In the era of television and newspapers, state officials had formalized routes for responding to accusations from human rights groups. In the era of social media the rules have changed. Governments scrambling to maintain control are using stringent, mostly absurd defamation, blasphemy, libel, and copyright laws as leverage in human rights cases.
Reporters without Borders’ 2014 report on Enemies of the Internet, reveals that the Bahrain General Directorate for Combatting Corruption and Electronic and Economic Security “includes the task of combatting the ‘crime of defamation,’ especially on online social networks.” The Bahraini Directorate also calls on the public to report “online smear campaigns tarnishing the reputation of national symbols and leading public figures,” which explains why a seventeen-year-old was recently arrested for insulting King Hamad bin Isa Al Khalifah on Twitter.
In Kuwait, courts sentenced Mohammed Eid al-Ajmi to five years in prison for a Tweet, 140 characters or less, “insulting the amir”—a state security charge. This charge is an attempt to fit al-Ajmi’s tweet into Article 19(3) of the International Covenant on Civil and Political Rights on freedom of expression. According to this section, expression can be restricted if it protects the rights or reputations of others, protects national security or public order, or public health or morals.
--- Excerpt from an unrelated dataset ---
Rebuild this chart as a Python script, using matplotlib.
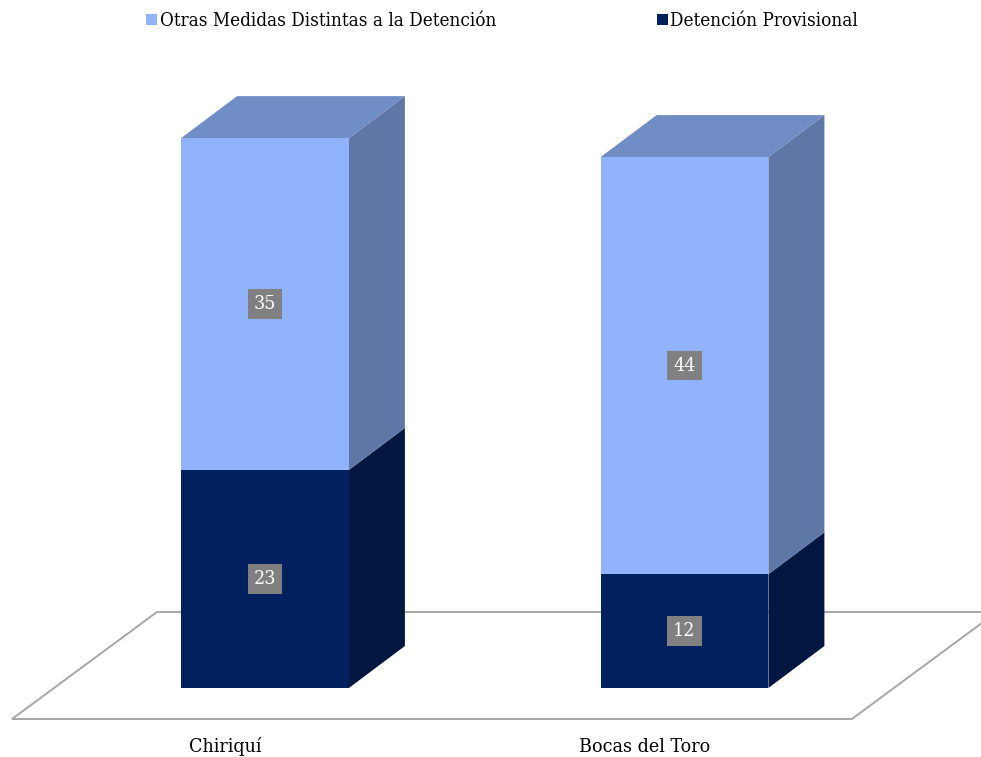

Al-Amji’s tweet must have really hurt some feelings. Kuwaiti legal code might have allowed his case to be resolved in a simpler, more humane fashion – via a tweet by a state-appointed agent offering a counter argument. But, because crackdowns on social media using security or blasphemy laws often link posts to inciting violence, al-Ajmi lost five years of his life.
Leaving it largely up to private companies to navigate these new waters—where profits trump rights—is a sinking ship. The United States government can and must be a leader in this transition.
Social media is not a battle to be won or lost. It’s an opportunity for governance founded on the unfiltered voices of their people, voices that must be protected.